Seminars & Colloquia Calendar

Abstract: A basic fact of geometry is that there are no length-preserving maps from a sphere to the plane. But what happens if you confine a thin elastic shell, which prefers to be a curved surface but can deform approximately isometrically, to reside nearby a plane? It wrinkles, and forms a remarkable pattern of peaks and troughs, the arrangement of which is sometimes random, sometimes not depending on the shell. After a brief introduction to the mathematical modeling of thin elastic shells, this talk will focus on a new set of simple, geometric rules we have derived for wrinkle patterns via Gamma-convergence and convex analysis of the limit problem.

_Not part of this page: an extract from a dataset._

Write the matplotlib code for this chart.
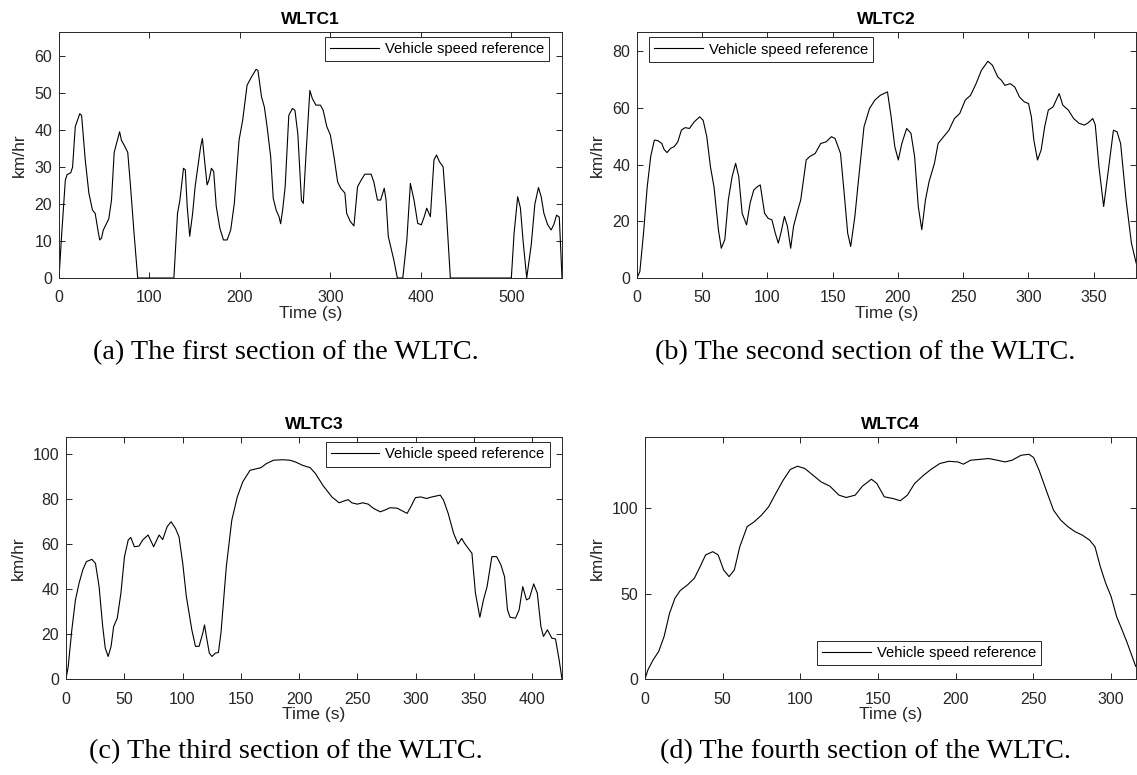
#!/usr/bin/env python3
"""WLTC speed profiles, four sections, MATLAB-like look."""

import matplotlib
matplotlib.use("Agg")
import matplotlib.pyplot as plt

plt.rcParams["font.family"] = ["Liberation Sans", "DejaVu Sans"]

# ---- data (time in s, speed in km/hr) ----
WLTC1_T = [0, 3, 7, 9, 13, 15, 18, 23, 25, 29, 33, 37, 40, 43, 45, 47, 49, 55, 58, 61,
           67, 69, 73, 76, 79, 83, 87, 127, 131, 133.6, 137.6, 139.6, 141.7, 144.5,
           147.7, 150.5, 153.7, 156.5, 158.5, 160.5, 163.7, 165.7, 168.5, 171, 173.8,
           177.8, 181.8, 185.8, 189.8, 193.8, 199, 203, 207.9, 212.7, 217.9, 219.9,
           223.9, 227, 230, 234, 236.8, 240, 243.2, 245, 247.2, 250, 254, 258, 260.8,
           264, 268, 270, 273.3, 277.3, 280, 284, 289, 292, 296, 300, 304, 308, 311.4,
           316, 318, 322, 326, 330, 334, 338, 345, 348, 352, 355.5, 359.5, 361.5, 364,
           370, 374, 380, 384.5, 388.4, 392.5, 396.5, 400.5, 403.7, 406.5, 410.5,
           414.5, 417.3, 420.5, 424.6, 427.8, 432.6, 500, 503, 507, 510, 513, 517,
           522, 526, 530, 533, 536, 540, 544, 547, 550, 553, 556]
WLTC1_V = [0, 12, 26.5, 28, 28.5, 30, 41, 44.5, 44, 32, 23, 18.4, 17.5, 13, 10.3, 10.8,
           13, 16, 21, 34, 39.6, 37.3, 35.5, 34, 25, 12, 0, 0, 17.5, 21, 29.7, 29.3,
           19.4, 11.3, 17.5, 24.8, 30.6, 35.5, 37.8, 32.8, 25.2, 26.5, 29.7, 28.8,
           19.4, 13.5, 10.3, 10.3, 13, 20.2, 37.3, 42.7, 52.2, 54.4, 56.5, 56.2, 49,
           46.3, 41, 32.8, 21.6, 18.4, 16.6, 14.7, 18.4, 24.7, 44, 45.9, 45.4, 39, 21,
           20.2, 34.6, 50.8, 48.6, 46.8, 46.8, 45.4, 41, 38.7, 32.8, 26, 24.3, 23,
           17.5, 15.3, 14.1, 24.7, 26.5, 28.1, 28.1, 26, 21.1, 21.1, 24.3, 21.1, 11.2,
           5, 0, 0, 10.3, 25.6, 21, 14.8, 14.4, 16.6, 18.9, 16.6, 32, 33.3, 31.5, 30.1,
           19.4, 0, 0, 12, 22, 19, 10, 0, 9, 20, 24.5, 22, 17.5, 14.5, 13, 14.5, 17,
           16.5, 0]

WLTC2_T = [0, 2.2, 5, 7.8, 10.5, 13.3, 16, 19, 20.8, 23, 25.8, 28.5, 31.3, 34, 36.9,
           40.2, 43.8, 48, 50.7, 53.5, 56.3, 59, 62.4, 64.6, 67.3, 70, 72.9, 75.6, 78,
           80.6, 84, 86.7, 89.5, 92.3, 94.5, 97.8, 100.6, 103.4, 106, 108.3, 110.3,
           113, 115.3, 117.8, 120, 123.3, 125.5, 129.7, 132.4, 136.6, 140.8, 145, 149,
           151.8, 156, 158.8, 161.5, 163.8, 167, 169.8, 174, 178.2, 182.3, 186.5,
           189.2, 192, 194.8, 197.6, 200.3, 203, 206.7, 210, 212.8, 215.6, 218.3,
           221.1, 223.9, 228, 230.8, 235, 239.1, 243.3, 247.4, 251.6, 255.7, 259.9,
           264, 269, 272.4, 276.5, 279.3, 282, 286.2, 289.6, 293.2, 296.8, 300.1,
           302.3, 304.2, 307, 309.8, 312.5, 315.3, 318.9, 323.6, 326.4, 330.6, 334.7,
           338.9, 343, 345.8, 349.4, 351.3, 354.1, 357.7, 361, 365.2, 368, 370.7,
           374.9, 379, 382.6]
WLTC2_V = [0, 2.3, 15.8, 32, 42.8, 48.6, 48.4, 47.4, 45.3, 44.2, 45.7, 46.3, 48, 52.1,
           53, 52.7, 55, 56.8, 55.6, 49.8, 39.2, 32.2, 17, 10.5, 13.5, 27.5, 35.7, 40.4,
           35.7, 22.8, 18.7, 26.4, 31, 32.2, 32.8, 22.8, 21, 20.5, 15.8, 12.3, 15.8,
           21.7, 18.2, 10.5, 18.2, 24, 27.5, 41.6, 42.8, 43.9, 47.4, 48, 49.8, 49.2,
           43.9, 29.9, 15.8, 11.1, 21.7, 34.6, 53.3, 59.7, 62.7, 64.4, 65, 65.6, 56.8,
           46.3, 41.6, 47.4, 52.7, 51, 42.8, 25.2, 17, 27.5, 34, 40.4, 47.4, 49.8,
           52.1, 56.2, 58, 62.7, 64.4, 68.5, 73.2, 76.4, 75, 70.9, 69.7, 67.9, 68.5,
           67.3, 63.8, 62.1, 61.5, 56.8, 48.6, 41.6, 45.1, 53.3, 59.2, 60.3, 65, 60.9,
           59.2, 56.2, 54.5, 53.9, 54.7, 56.2, 53.9, 39.2, 25.2, 36.9, 52.1, 51.5,
           47.4, 27.5, 12.3, 5.3]

WLTC3_T = [0, 1.9, 5, 8.1, 11.2, 14.4, 17.5, 22.2, 25.3, 28.4, 31.5, 33.7, 36.2, 38.7,
           40.9, 44, 47.1, 50.2, 53.4, 55.6, 58.7, 62.7, 65.8, 70.5, 75.2, 79.9, 83,
           86.8, 90.2, 94, 97, 100.2, 103.3, 108, 111.1, 114.2, 117.4, 118.9, 120.5,
           123, 125.2, 128.3, 130.8, 133, 137.6, 142.3, 147, 151.7, 157.9, 162.6,
           167.3, 172, 178.2, 186, 192.3, 197, 203.2, 209.5, 214.1, 220.4, 228.2,
           234.4, 237.5, 242.2, 245.3, 250, 254.7, 259.4, 264, 269.7, 273.4, 278.1,
           284.3, 289, 292.8, 295.9, 299.9, 304.6, 309.3, 314, 321.2, 324, 328, 332.7,
           336.5, 339.6, 342.1, 345.2, 348.4, 351.4, 355.2, 358.3, 361.4, 365.5,
           369.6, 373.3, 376.4, 378.9, 381.1, 385.8, 388.9, 392, 395.2, 397.7, 401.4,
           404.5, 407.6, 409.8, 413.2, 417, 420.1, 423.2, 425.7]
WLTC3_V = [0, 5.6, 21.8, 35.1, 42.5, 48.4, 52.1, 53.1, 51.3, 41, 23.3, 13.7, 10, 14.5,
           23.3, 27, 38, 54.3, 61.7, 62.8, 58.7, 59, 61.7, 63.9, 58.7, 63.9, 61.9,
           67.6, 69.8, 66.8, 63.1, 51.3, 36.6, 21.8, 14.5, 14.5, 20.4, 24, 18.9, 11.5,
           10, 11.5, 11.8, 20.4, 49.9, 70.5, 80.8, 87.5, 92.6, 93.2, 93.8, 95.6, 97.1,
           97.3, 97.1, 96.3, 94.8, 93.8, 91.2, 86, 80.8, 78.2, 78.8, 79.6, 78.2, 77.6,
           78.2, 77.6, 75.7, 74.2, 74.9, 76, 75.8, 74.5, 73.5, 76.4, 80.5, 80.8, 80.1,
           80.8, 81.6, 79.4, 73.5, 64.6, 59.9, 62.4, 60.2, 58, 55.8, 38.1, 27.4, 35.1,
           41, 54.3, 54.3, 50.6, 45.4, 30.7, 27.4, 27, 30.7, 41, 35.1, 35.8, 42.2,
           38.1, 23.3, 18.9, 21.8, 18.1, 17.8, 8.6, 0]

WLTC4_T = [0, 1.9, 5.3, 8.8, 12.3, 15.8, 19.3, 22.7, 27.4, 31.8, 35.5, 39, 43.6, 47.1,
           50.6, 54.1, 57.5, 61, 65.7, 70.3, 75, 79.6, 84.2, 88.9, 93.5, 98.1, 102.8,
           107.4, 113.2, 119, 124.8, 129.5, 135.3, 139.9, 145.7, 149.2, 154, 159.6,
           164.3, 168.9, 173.5, 179.4, 184, 189.8, 195.6, 201.4, 204.9, 209.5, 216.5,
           221.1, 226.9, 231.6, 236.2, 242, 247.1, 250.1, 253.6, 258.2, 262.9, 267.5,
           272.2, 276.8, 281.4, 286.1, 289.6, 293, 296.5, 300, 303.5, 307, 310.4,
           313.5, 315.8]
WLTC4_V = [0, 5.4, 11.3, 16.1, 24.9, 38.5, 47.3, 51.8, 55.1, 59, 65.8, 72.6, 74.5,
           72.6, 63.8, 59.9, 63.8, 77.4, 89.1, 92, 95.9, 100.8, 108.6, 116.3, 122.6,
           124.5, 123.2, 119.8, 115.4, 112.8, 107.6, 106.2, 107.6, 112.8, 116.9, 114.4,
           106.6, 105.6, 104.3, 107.6, 114.4, 119.3, 122.6, 126.1, 127.4, 127, 125.7,
           128, 128.6, 129, 128, 127, 128, 130.9, 131.5, 129.6, 122.2, 110.5, 98.8, 93,
           89.1, 86.2, 84.2, 81.3, 77.4, 65.8, 56, 48.2, 36.6, 28.8, 21, 13.2, 7.4]

TITLES = ["WLTC1", "WLTC2", "WLTC3", "WLTC4"]
CAPTIONS = [
    "(a) The first section of the WLTC.",
    "(b) The second section of the WLTC.",
    "(c) The third section of the WLTC.",
    "(d) The fourth section of the WLTC.",
]
XLIMS = [556, 382.5, 425.7, 316]
YLIMS = [66.6, 86.7, 107.4, 141.6]
XSTEPS = [100, 50, 50, 50]
YSTEPS = [10, 20, 20, 50]

W, H = 1137, 775
# axes boxes in pixels: left, top, right, bottom
BOXES = [(59, 32, 562, 278), (637, 32, 1136, 278),
         (66, 437, 562, 679), (645, 437, 1136, 679)]
LEGENDS = [("upper right", (0.974, 0.981)), ("upper left", (0.024, 0.978)),
           ("upper right", (0.975, 0.978)), ("lower left", (0.351, 0.056))]
CAPTION_POS = [(286, 353), (865, 353), (286, 752), (865, 752)]
INK = "#262626"


def main():
    fig = plt.figure(figsize=(W / 100, H / 100), dpi=100)
    series = [(WLTC1_T, WLTC1_V), (WLTC2_T, WLTC2_V),
              (WLTC3_T, WLTC3_V), (WLTC4_T, WLTC4_V)]
    for i, (t, v) in enumerate(series):
        l, tp, r, b = BOXES[i]
        ax = fig.add_axes([l / W, 1 - b / H, (r - l) / W, (b - tp) / H])
        ax.plot(t, v, color="black", linewidth=0.8, label="Vehicle speed reference")
        ax.set_xlim(0, XLIMS[i])
        ax.set_ylim(0, YLIMS[i])
        xs = XSTEPS[i]
        ax.set_xticks([k * xs for k in range(int(XLIMS[i] // xs) + 1)])
        ys = YSTEPS[i]
        ax.set_yticks([k * ys for k in range(int(YLIMS[i] // ys) + 1)])
        ax.tick_params(direction="in", top=True, right=True, length=4.2, width=0.7,
                       labelsize=11.5, colors=INK)
        ax.tick_params(axis="x", pad=9)
        ax.tick_params(axis="y", pad=5)
        for sp in ax.spines.values():
            sp.set_color(INK)
            sp.set_linewidth(0.7)
        ax.set_title(TITLES[i], fontsize=12.5, fontweight="bold", pad=5.5)
        ax.set_xlabel("Time (s)", fontsize=12.5, labelpad=0.5, color=INK)
        ax.set_ylabel("km/hr", fontsize=12.5, labelpad=5, color=INK)
        loc, anchor = LEGENDS[i]
        leg = ax.legend(loc=loc, bbox_to_anchor=anchor, fontsize=10.6, fancybox=False,
                        framealpha=1, edgecolor=INK, handlelength=3.3,
                        borderpad=0.35, borderaxespad=0, handletextpad=0.4)
        leg.get_frame().set_linewidth(0.7)
        cx, cy = CAPTION_POS[i]
        fig.text(cx / W, 1 - cy / H, CAPTIONS[i], ha="center", va="center",
                 fontsize=20.3, family=["Liberation Serif", "DejaVu Serif"])
    fig.savefig("out.png", dpi=100)
    plt.close(fig)


if __name__ == "__main__":
    main()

Our rules govern the asymptotic layout of the wrinkle peaks and troughs --- for instance, negatively curved wrinkles tend to arrange along segments solving the minimum exit time problem, in the infinitesimally wrinkled limit. Positively curved shells can be understood more or less completely as well, through a hidden duality with their negatively curved counterparts. Our predictions for the wrinkle patterns of confined shells match the results of numerous experiments and simulations done with Eleni Katifori (U. Penn) and Joey Paulsen (Syracuse). Underlying their analysis is a certain class of interpolation inequalities of Gagliardo-Nirenberg type, whose best prefactors encode the optimal patterns.